IGNORÂNCIA NÃO GERA DÚVIDA

IGNORÂNCIA NÃO GERA DÚVIDA

Li uma postagem no facebook onde uma pessoa fez uma série de comentários a respeito de a mulher que exerce a presidência do Brasil ser chamada de Presidenta. O discurso sem qualquer fundamento teórico e técnico é exemplo típico das porcarias e besteiras que se escreve nesse tipo de aplicativo por pessoas que não têm o menor conhecimento sobre os assuntos que se propõem a escrever. Pior, que outras pessoas com grau mais elevado de idiotice, além de endossar as besteiras, ousam incrementar as baboseiras com anticultura.

Na postagem, a pessoa fazia uma série de comparações entre substantivos tentando convencer que a mulher não poderia ser chamada de Presidenta, denotando puro preconceito (é difícil para alguns aceitar a ascensão delas na sociedade). Se pensasse só um pouquinho, lembraria que a governante de um estado é Governadora, de um município é Prefeita. Existem Deputadas, Senadoras, Vereadoras, etc. Por que não Presidenta?

Mulher não! Ela é a Presidente só porque está presidindo... Pensamento machista. Faz-me lembrar de que antigamente existia a função de governanta – mulher, empregada, que administrava a casa do patrão. Não poderia ser governante, sinônimo de um gênero. Naquela época, jamais se pensaria que a mulher provocaria toda essa revolução social e dominaria o mercado de trabalho em quase todas as áreas: médica, educacional, moda, etc.

Apesar de toda evolução e ascensão da mulher, que deixou de ser dona de casa e está conseguindo inverter os papéis, permanece o pensamento machista e discriminatório como o racista que persiste até hoje. Ou será inveja? Algumas mulheres deveriam mesmo continuar servindo ao homem, inclusive na cama, pois nem devem conhecer a sensação de liberdade e de individualidade que promove o orgasmo.

Para reforçar o caráter preconceituoso da postagem, a ela deu menor valor, pelo aspecto cultural, um comentário de outra mulher dizendo que o Aurélio (Buarque de Holanda) “deve estar se revirando no túmulo” (sic) pela intenção de se utilizar o termo Presidenta.

Será que a ignorância é incapaz de deixar o indivíduo em dúvida? É assim, pronto e acabou? Elas foram tão peremptórias que me fizeram concluir que ignorância não gera dúvidas.

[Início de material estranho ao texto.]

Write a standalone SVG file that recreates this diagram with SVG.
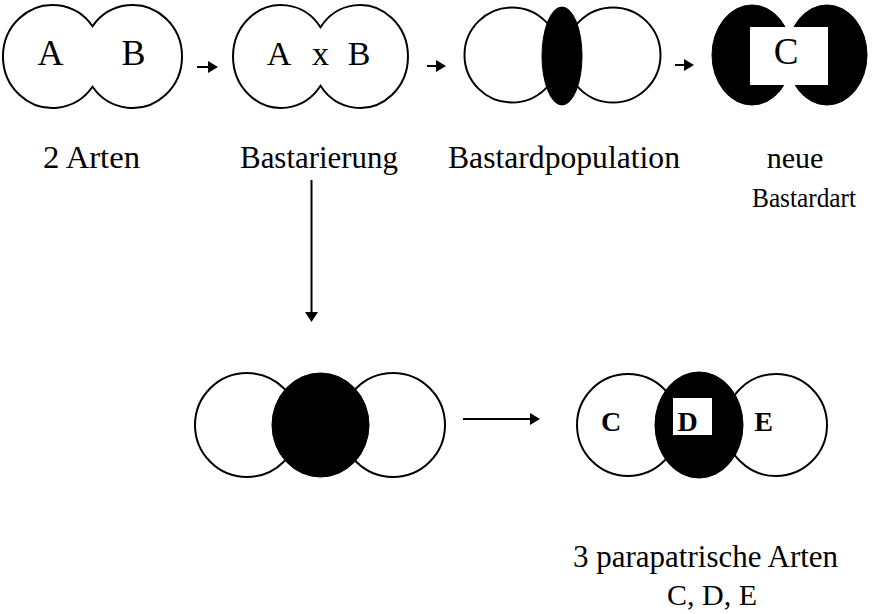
<svg xmlns="http://www.w3.org/2000/svg" width="873" height="614" viewBox="0 0 873 614">
<style>
.o{fill:#fff;stroke:#000;stroke-width:2}
.b{fill:#000;stroke:#000;stroke-width:1}
.t{font-family:"Liberation Serif","Times New Roman",serif;fill:#000}
.c{stroke:#000;stroke-width:2;fill:none}
</style>
<defs>
<marker id="ah" markerUnits="userSpaceOnUse" markerWidth="10" markerHeight="12" viewBox="0 0 10 12" refX="0" refY="6" orient="auto">
<path d="M0,0 L10,6 L0,12 Z" fill="#000"/>
</marker>
<marker id="ahv" markerUnits="userSpaceOnUse" markerWidth="10" markerHeight="13" viewBox="0 0 10 13" refX="0" refY="6.5" orient="auto">
<path d="M0,0 L10,6.5 L0,13 Z" fill="#000"/>
</marker>
</defs>
<rect width="873" height="614" fill="#fff"/>
<g id="n1">
<path class="o" d="M92.5,26.2 A49.5,51.5 0 1 0 92.5,86.8 A49.5,51.5 0 1 0 92.5,26.2 Z"/>
<text class="t" x="50.5" y="65" font-size="36" text-anchor="middle">A</text>
<text class="t" x="133.5" y="65" font-size="36" text-anchor="middle">B</text>
<text class="t" x="43" y="168" font-size="31" textLength="97" lengthAdjust="spacingAndGlyphs">2 Arten</text>
</g>
<g id="n2">
<path class="o" d="M320.5,27.2 A48,51.5 0 1 0 320.5,85.8 A48,51.5 0 1 0 320.5,27.2 Z"/>
<text class="t" x="279" y="65" font-size="34" text-anchor="middle">A</text>
<text class="t" x="320.5" y="65" font-size="34" text-anchor="middle">x</text>
<text class="t" x="359" y="65" font-size="34" text-anchor="middle">B</text>
<text class="t" x="240" y="168" font-size="31" textLength="158" lengthAdjust="spacingAndGlyphs">Bastarierung</text>
</g>
<g id="n3">
<circle class="o" cx="512" cy="55" r="47.5"/>
<circle class="o" cx="613" cy="55" r="47.5"/>
<ellipse class="b" cx="562" cy="56" rx="20" ry="49"/>
<text class="t" x="448" y="168" font-size="31" textLength="232" lengthAdjust="spacingAndGlyphs">Bastardpopulation</text>
</g>
<g id="n4">
<ellipse class="b" cx="752" cy="55" rx="40" ry="50"/>
<ellipse class="b" cx="827" cy="55" rx="40" ry="50"/>
<rect x="750" y="27" width="78" height="58" fill="#fff"/>
<text class="t" x="786" y="64" font-size="37" text-anchor="middle">C</text>
<text class="t" x="795" y="168" font-size="30" text-anchor="middle">neue</text>
<text class="t" x="804" y="207" font-size="28">
<tspan x="752" textLength="104" lengthAdjust="spacingAndGlyphs">Bastardart</tspan>
</text>
</g>
<g id="n5">
<circle class="o" cx="247" cy="425" r="52"/>
<circle class="o" cx="393" cy="425" r="52"/>
<ellipse class="b" cx="320.5" cy="425" rx="48.5" ry="52"/>
</g>
<g id="n6">
<circle class="o" cx="628" cy="425" r="51"/>
<circle class="o" cx="776" cy="425" r="51"/>
<ellipse class="b" cx="699" cy="425" rx="44" ry="53"/>
<rect x="673" y="398" width="39" height="37" fill="#fff"/>
<text class="t" x="611" y="431" font-size="28" font-weight="bold" text-anchor="middle">C</text>
<text class="t" x="687.5" y="431" font-size="28" font-weight="bold" text-anchor="middle">D</text>
<text class="t" x="763.5" y="431" font-size="28" font-weight="bold" text-anchor="middle">E</text>
<text class="t" x="573" y="567" font-size="31">3 parapatrische Arten</text>
<text class="t" x="712" y="605" font-size="30" text-anchor="middle">C, D, E</text>
</g>
<g id="connectors">
<line class="c" x1="197" y1="67" x2="208" y2="67" marker-end="url(#ah)"/>
<line class="c" x1="427" y1="66" x2="436" y2="66" marker-end="url(#ah)"/>
<line class="c" x1="675" y1="65" x2="684" y2="65" marker-end="url(#ah)"/>
<line class="c" x1="311.5" y1="180" x2="311.5" y2="312" marker-end="url(#ahv)"/>
<line class="c" x1="463" y1="419" x2="530" y2="419" marker-end="url(#ah)"/>
</g>
</svg>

Se o Aurélio pudesse fazer qualquer movimento depois de morto, até porque deixou de ser alguém, faria, sim, gestos obscenos para pessoas sem cultura quando a ele se referissem escrevendo idiotices. Imagine o trabalho necessário para se elaborar um dicionário: a compilação de palavras que caíram em desuso, a atualização necessária e a inclusão de palavras novas incorporadas ao vocabulário, tanto pelo regionalismo e uso de gírias, quanto pelo estrangeirismo por conta do fenômeno da globalização. Árduo, sem dúvida, não é?

Lamentavelmente, a pessoa que teve a infelicidade de ao Aurélio se referir, nem pensou em consultar o dicionário, fruto de seu trabalho. Pelo nível nem deve ser adepta de leitura e, provavelmente, nem tenha um em casa para conferir se a sua afirmação tem fundamento.

Aqueles que endossam, compartilham e, em burricada, adicionam idiotices em aplicativos na internet, deveriam, antes, instruir-se, a fim de não declarar publicamente a sua condição, pois consta na página 1704 do Dicionário Aurélio da Língua Portuguesa a definição de Presidenta.

Dicionário é ferramenta útil, serve para tirar dúvidas e não é vergonha utilizá-lo, ao contrário, mostra que a pessoa tem interesse em escrever corretamente e sempre aprende mais um pouco. Ainda que não tenha um exemplar em casa, está ao alcance de quem está “on line”, como é o caso, vários dicionários digitais facilmente acessíveis: Michaelis, Dicio, Caldas Aulete, Houaiss, o Priberam, de Portugal... Wikipédia não vale, porque qualquer um escreve o que quer sem sobre qualquer assunto, sem o menor comprometimento intelectual, e muitas vezes sem fundamento. Em todos constam a definição de Presidenta que, aliás, também é encontrada no VOLP (Vocabulário Ortográfico da Língua Portuguesa) da Academia Brasileira de Letras.